=== What is asked ===
Go through the data below and copy it exactly, skipping every picture.

=== Provided data ===
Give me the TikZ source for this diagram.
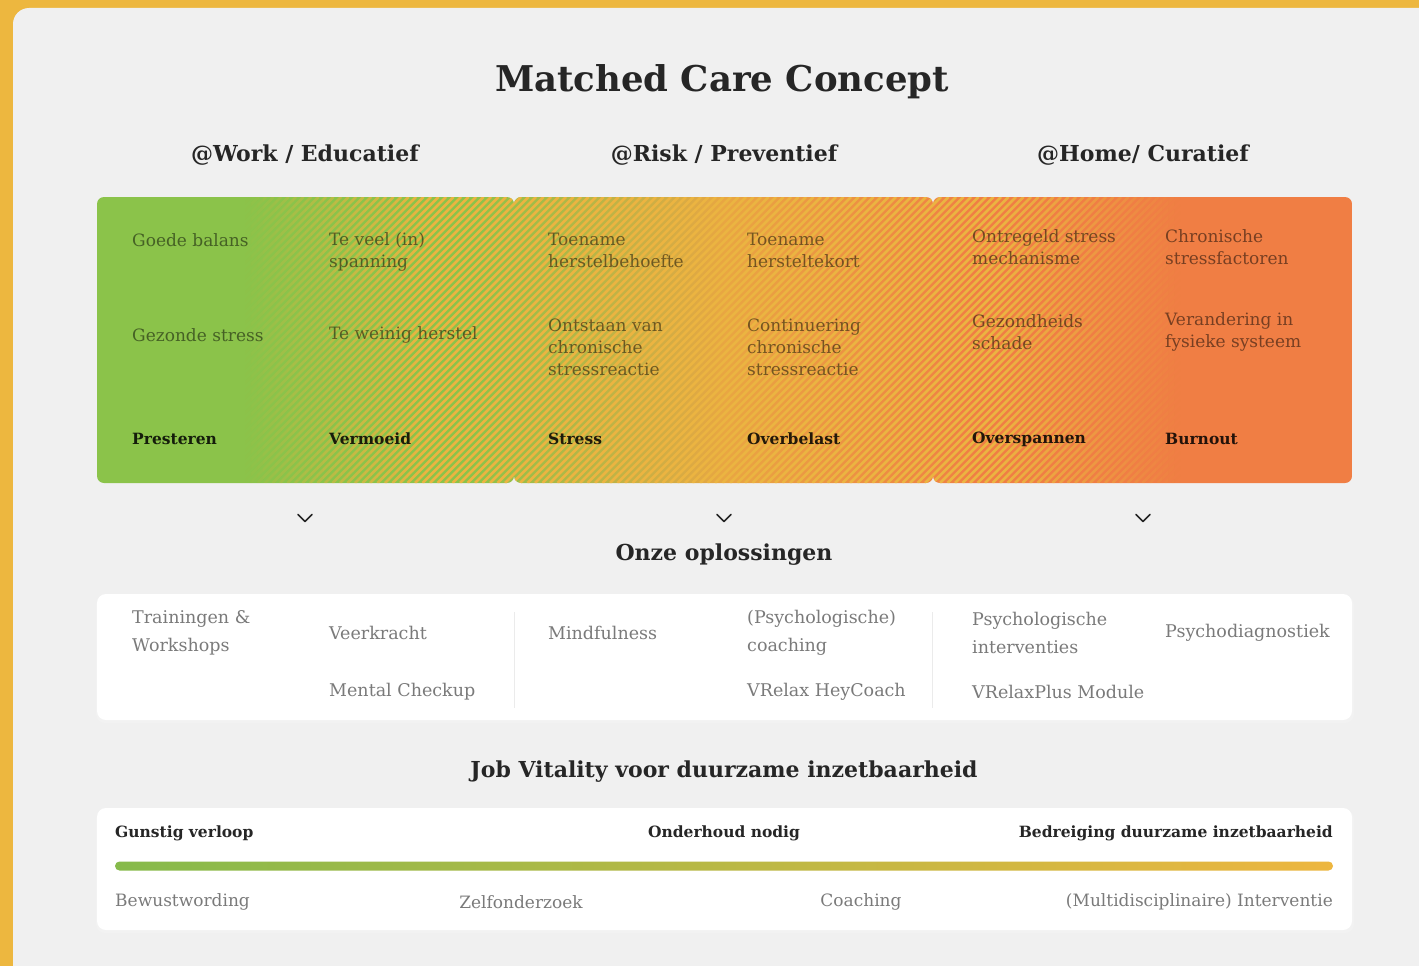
\documentclass[tikz,border=0pt]{standalone}
\usepackage{fontspec}
\setmainfont{DejaVu Serif}
\definecolor{bgyellow}{HTML}{EDB73F}
\definecolor{panel}{HTML}{F0F0F0}
\definecolor{lgreen}{HTML}{8BC34A}
\definecolor{lorange}{HTML}{F07E44}
\definecolor{lyellow}{HTML}{EBB441}
\definecolor{midc}{HTML}{E9A642}
\definecolor{bargreen}{HTML}{86BA4B}
\definecolor{baryellow}{HTML}{EDB63F}
\definecolor{darktxt}{HTML}{262626}
\definecolor{graytxt}{HTML}{7A7A7A}
\pgfdeclarehorizontalshading{bandshade}{100bp}{color(0bp)=(lgreen); color(40bp)=(lgreen); color(50bp)=(midc); color(60bp)=(lorange); color(100bp)=(lorange)}
\newcommand\stripecol[3]{%
  \begin{scope}
    \clip (#1,190) rectangle (#2,490);
    \pgfmathtruncatemacro\ia{(#1-286+200)/7.5}
    \pgfmathtruncatemacro\ib{(#2+200)/7.5+1}
    \foreach \i in {\ia,...,\ib}{%
      \pgfmathsetmacro\xs{-200+\i*7.5}
      \draw[lyellow, line width=2.7pt, opacity=#3] (\xs,483) -- ++(286,-286);
    }
  \end{scope}}
\tikzset{
  titletxt/.style={font=\bfseries\fontsize{35.5}{42}\selectfont, text=darktxt, inner sep=0},
  headtxt/.style={font=\bfseries\fontsize{22}{26}\selectfont, text=darktxt, inner sep=0},
  bandtxt/.style={font=\fontsize{17}{22}\selectfont, text=black, text opacity=0.5, anchor=west, align=left, inner sep=0},
  bandbold/.style={font=\bfseries\fontsize{15.5}{22}\selectfont, text=black, text opacity=0.85, anchor=west, inner sep=0},
  soltxt/.style={font=\fontsize{17.5}{28}\selectfont, text=graytxt, anchor=west, align=left, inner sep=0},
  botbold/.style={font=\bfseries\fontsize{15.5}{20}\selectfont, text=darktxt, inner sep=0},
  bottxt/.style={font=\fontsize{17}{20}\selectfont, text=graytxt, inner sep=0},
  chev/.style={draw=darktxt, line width=1.6pt, line cap=round, line join=round},
  sep/.style={draw=black!8, line width=1pt},
  whitebox/.style={fill=white, rounded corners=9pt},
  boxshadow/.style={fill=black!5, rounded corners=9pt}
}
\begin{document}
\begin{tikzpicture}[x=1pt,y=-1pt]
\useasboundingbox (0,0) rectangle (1419,966);
% background
\fill[bgyellow] (0,0) rectangle (1419,966);
\fill[panel, rounded corners=16pt] (13,8) rectangle (1460,1000);

% titles
\node[titletxt] (title) at (722,82) {Matched Care Concept};
\node[headtxt] (h1) at (305,155) {@Work / Educatief};
\node[headtxt] (h2) at (724,155) {@Risk / Preventief};
\node[headtxt] (h3) at (1143,155) {@Home/ Curatief};

% band
\begin{scope}
  \clip[rounded corners=7pt] (97,197) rectangle (514,483) (514,197) rectangle (933,483) (933,197) rectangle (1352,483);
  \shade[shading=bandshade] (97,197) rectangle (1352,483);
  \foreach \c in {0,...,29} {
    \pgfmathsetmacro\xa{245+\c*6}
    \pgfmathsetmacro\xb{\xa+6}
    \pgfmathsetmacro\opa{(\c+0.5)/30}
    \stripecol{\xa}{\xb}{\opa}
  }
  \stripecol{425}{1000}{1}
  \foreach \c in {0,...,29} {
    \pgfmathsetmacro\xa{1000+\c*6}
    \pgfmathsetmacro\xb{\xa+6}
    \pgfmathsetmacro\opa{1-(\c+0.5)/30}
    \stripecol{\xa}{\xb}{\opa}
  }
\end{scope}

% band texts
\node[bandtxt] (t11) at (132,240) {Goede balans};
\node[bandtxt] (t12) at (329,251.5) {Te veel (in)\\spanning};
\node[bandtxt] (t21) at (132,335) {Gezonde stress};
\node[bandtxt] (t22) at (329,335) {Te weinig herstel};
\node[bandbold] (b1) at (132,439) {Presteren};
\node[bandbold] (b2) at (329,439) {Vermoeid};
\node[bandtxt] (t13) at (548,250) {Toename\\herstelbehoefte};
\node[bandtxt] (t14) at (747,250) {Toename\\hersteltekort};
\node[bandtxt] (t23) at (548,347) {Ontstaan van\\chronische\\stressreactie};
\node[bandtxt] (t24) at (747,347) {Continuering\\chronische\\stressreactie};
\node[bandbold] (b3) at (548,439) {Stress};
\node[bandbold] (b4) at (747,439) {Overbelast};
\node[bandtxt] (t15) at (972,247) {Ontregeld stress\\mechanisme};
\node[bandtxt] (t16) at (1165,247) {Chronische\\stressfactoren};
\node[bandtxt] (t25) at (972,332) {Gezondheids\\schade};
\node[bandtxt] (t26) at (1165,332) {Verandering in\\fysieke systeem};
\node[bandbold] (b5) at (972,439) {Overspannen};
\node[bandbold] (b6) at (1165,439) {Burnout};

% chevrons
\coordinate (c1) at (305,518);
\coordinate (c2) at (724,518);
\coordinate (c3) at (1143,518);
\foreach \c in {c1,c2,c3}
  \draw[chev] ([shift={(-7,-3.5)}]\c) -- ([shift={(0,3.5)}]\c) -- ([shift={(7,-3.5)}]\c);

\node[headtxt] (sol) at (724,555) {Onze oplossingen};

% solutions box
\fill[boxshadow] (96,596) rectangle (1354,723);
\fill[whitebox] (97,594) rectangle (1352,720);
\draw[sep] (514,612) -- (514,708);
\draw[sep] (932,612) -- (932,708);
\node[soltxt] (s1) at (132,633) {Trainingen \&\\Workshops};
\node[soltxt] (s2) at (329,633) {Veerkracht};
\node[soltxt] (s3) at (329,692) {Mental Checkup};
\node[soltxt] (s4) at (548,633) {Mindfulness};
\node[soltxt] (s5) at (747,633) {(Psychologische)\\coaching};
\node[soltxt] (s6) at (747,692) {VRelax HeyCoach};
\node[soltxt] (s7) at (972,633) {Psychologische\\interventies};
\node[soltxt] (s8) at (972,692) {VRelaxPlus Module};
\node[soltxt] (s9) at (1165,633) {Psychodiagnostiek};

\node[headtxt] (job) at (724,772) {Job Vitality voor duurzame inzetbaarheid};

% bottom box
\fill[boxshadow] (96,810) rectangle (1354,933);
\fill[whitebox] (97,808) rectangle (1352,930);
\node[botbold, anchor=west] (g1) at (115,833) {Gunstig verloop};
\node[botbold] (g2) at (724,833) {Onderhoud nodig};
\node[botbold, anchor=east] (g3) at (1333,833) {Bedreiging duurzame inzetbaarheid};
\coordinate (barL) at (115,866);
\coordinate (barR) at (1333,866);
\shade[left color=bargreen, right color=baryellow, rounded corners=4.5pt] ([yshift=-4.5]barL) rectangle ([yshift=4.5]barR);
\node[bottxt, anchor=west] (p1) at (115,902) {Bewustwording};
\node[bottxt] (p2) at (521,902) {Zelfonderzoek};
\node[bottxt] (p3) at (861,902) {Coaching};
\node[bottxt, anchor=east] (p4) at (1333,902) {(Multidisciplinaire) Interventie};
\end{tikzpicture}
\end{document}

=== Completed task ===
Give me the TikZ source for this diagram.
\documentclass[tikz,border=0pt]{standalone}
\usepackage{fontspec}
\setmainfont{DejaVu Serif}
\definecolor{bgyellow}{HTML}{EDB73F}
\definecolor{panel}{HTML}{F0F0F0}
\definecolor{lgreen}{HTML}{8BC34A}
\definecolor{lorange}{HTML}{F07E44}
\definecolor{lyellow}{HTML}{EBB441}
\definecolor{midc}{HTML}{E9A642}
\definecolor{bargreen}{HTML}{86BA4B}
\definecolor{baryellow}{HTML}{EDB63F}
\definecolor{darktxt}{HTML}{262626}
\definecolor{graytxt}{HTML}{7A7A7A}
\pgfdeclarehorizontalshading{bandshade}{100bp}{color(0bp)=(lgreen); color(40bp)=(lgreen); color(50bp)=(midc); color(60bp)=(lorange); color(100bp)=(lorange)}
\newcommand\stripecol[3]{%
  \begin{scope}
    \clip (#1,190) rectangle (#2,490);
    \pgfmathtruncatemacro\ia{(#1-286+200)/7.5}
    \pgfmathtruncatemacro\ib{(#2+200)/7.5+1}
    \foreach \i in {\ia,...,\ib}{%
      \pgfmathsetmacro\xs{-200+\i*7.5}
      \draw[lyellow, line width=2.7pt, opacity=#3] (\xs,483) -- ++(286,-286);
    }
  \end{scope}}
\tikzset{
  titletxt/.style={font=\bfseries\fontsize{35.5}{42}\selectfont, text=darktxt, inner sep=0},
  headtxt/.style={font=\bfseries\fontsize{22}{26}\selectfont, text=darktxt, inner sep=0},
  bandtxt/.style={font=\fontsize{17}{22}\selectfont, text=black, text opacity=0.5, anchor=west, align=left, inner sep=0},
  bandbold/.style={font=\bfseries\fontsize{15.5}{22}\selectfont, text=black, text opacity=0.85, anchor=west, inner sep=0},
  soltxt/.style={font=\fontsize{17.5}{28}\selectfont, text=graytxt, anchor=west, align=left, inner sep=0},
  botbold/.style={font=\bfseries\fontsize{15.5}{20}\selectfont, text=darktxt, inner sep=0},
  bottxt/.style={font=\fontsize{17}{20}\selectfont, text=graytxt, inner sep=0},
  chev/.style={draw=darktxt, line width=1.6pt, line cap=round, line join=round},
  sep/.style={draw=black!8, line width=1pt},
  whitebox/.style={fill=white, rounded corners=9pt},
  boxshadow/.style={fill=black!5, rounded corners=9pt}
}
\begin{document}
\begin{tikzpicture}[x=1pt,y=-1pt]
\useasboundingbox (0,0) rectangle (1419,966);
% background
\fill[bgyellow] (0,0) rectangle (1419,966);
\fill[panel, rounded corners=16pt] (13,8) rectangle (1460,1000);

% titles
\node[titletxt] (title) at (722,82) {Matched Care Concept};
\node[headtxt] (h1) at (305,155) {@Work / Educatief};
\node[headtxt] (h2) at (724,155) {@Risk / Preventief};
\node[headtxt] (h3) at (1143,155) {@Home/ Curatief};

% band
\begin{scope}
  \clip[rounded corners=7pt] (97,197) rectangle (514,483) (514,197) rectangle (933,483) (933,197) rectangle (1352,483);
  \shade[shading=bandshade] (97,197) rectangle (1352,483);
  \foreach \c in {0,...,29} {
    \pgfmathsetmacro\xa{245+\c*6}
    \pgfmathsetmacro\xb{\xa+6}
    \pgfmathsetmacro\opa{(\c+0.5)/30}
    \stripecol{\xa}{\xb}{\opa}
  }
  \stripecol{425}{1000}{1}
  \foreach \c in {0,...,29} {
    \pgfmathsetmacro\xa{1000+\c*6}
    \pgfmathsetmacro\xb{\xa+6}
    \pgfmathsetmacro\opa{1-(\c+0.5)/30}
    \stripecol{\xa}{\xb}{\opa}
  }
\end{scope}

% band texts
\node[bandtxt] (t11) at (132,240) {Goede balans};
\node[bandtxt] (t12) at (329,251.5) {Te veel (in)\\spanning};
\node[bandtxt] (t21) at (132,335) {Gezonde stress};
\node[bandtxt] (t22) at (329,335) {Te weinig herstel};
\node[bandbold] (b1) at (132,439) {Presteren};
\node[bandbold] (b2) at (329,439) {Vermoeid};
\node[bandtxt] (t13) at (548,250) {Toename\\herstelbehoefte};
\node[bandtxt] (t14) at (747,250) {Toename\\hersteltekort};
\node[bandtxt] (t23) at (548,347) {Ontstaan van\\chronische\\stressreactie};
\node[bandtxt] (t24) at (747,347) {Continuering\\chronische\\stressreactie};
\node[bandbold] (b3) at (548,439) {Stress};
\node[bandbold] (b4) at (747,439) {Overbelast};
\node[bandtxt] (t15) at (972,247) {Ontregeld stress\\mechanisme};
\node[bandtxt] (t16) at (1165,247) {Chronische\\stressfactoren};
\node[bandtxt] (t25) at (972,332) {Gezondheids\\schade};
\node[bandtxt] (t26) at (1165,332) {Verandering in\\fysieke systeem};
\node[bandbold] (b5) at (972,439) {Overspannen};
\node[bandbold] (b6) at (1165,439) {Burnout};

% chevrons
\coordinate (c1) at (305,518);
\coordinate (c2) at (724,518);
\coordinate (c3) at (1143,518);
\foreach \c in {c1,c2,c3}
  \draw[chev] ([shift={(-7,-3.5)}]\c) -- ([shift={(0,3.5)}]\c) -- ([shift={(7,-3.5)}]\c);

\node[headtxt] (sol) at (724,555) {Onze oplossingen};

% solutions box
\fill[boxshadow] (96,596) rectangle (1354,723);
\fill[whitebox] (97,594) rectangle (1352,720);
\draw[sep] (514,612) -- (514,708);
\draw[sep] (932,612) -- (932,708);
\node[soltxt] (s1) at (132,633) {Trainingen \&\\Workshops};
\node[soltxt] (s2) at (329,633) {Veerkracht};
\node[soltxt] (s3) at (329,692) {Mental Checkup};
\node[soltxt] (s4) at (548,633) {Mindfulness};
\node[soltxt] (s5) at (747,633) {(Psychologische)\\coaching};
\node[soltxt] (s6) at (747,692) {VRelax HeyCoach};
\node[soltxt] (s7) at (972,633) {Psychologische\\interventies};
\node[soltxt] (s8) at (972,692) {VRelaxPlus Module};
\node[soltxt] (s9) at (1165,633) {Psychodiagnostiek};

\node[headtxt] (job) at (724,772) {Job Vitality voor duurzame inzetbaarheid};

% bottom box
\fill[boxshadow] (96,810) rectangle (1354,933);
\fill[whitebox] (97,808) rectangle (1352,930);
\node[botbold, anchor=west] (g1) at (115,833) {Gunstig verloop};
\node[botbold] (g2) at (724,833) {Onderhoud nodig};
\node[botbold, anchor=east] (g3) at (1333,833) {Bedreiging duurzame inzetbaarheid};
\coordinate (barL) at (115,866);
\coordinate (barR) at (1333,866);
\shade[left color=bargreen, right color=baryellow, rounded corners=4.5pt] ([yshift=-4.5]barL) rectangle ([yshift=4.5]barR);
\node[bottxt, anchor=west] (p1) at (115,902) {Bewustwording};
\node[bottxt] (p2) at (521,902) {Zelfonderzoek};
\node[bottxt] (p3) at (861,902) {Coaching};
\node[bottxt, anchor=east] (p4) at (1333,902) {(Multidisciplinaire) Interventie};
\end{tikzpicture}
\end{document}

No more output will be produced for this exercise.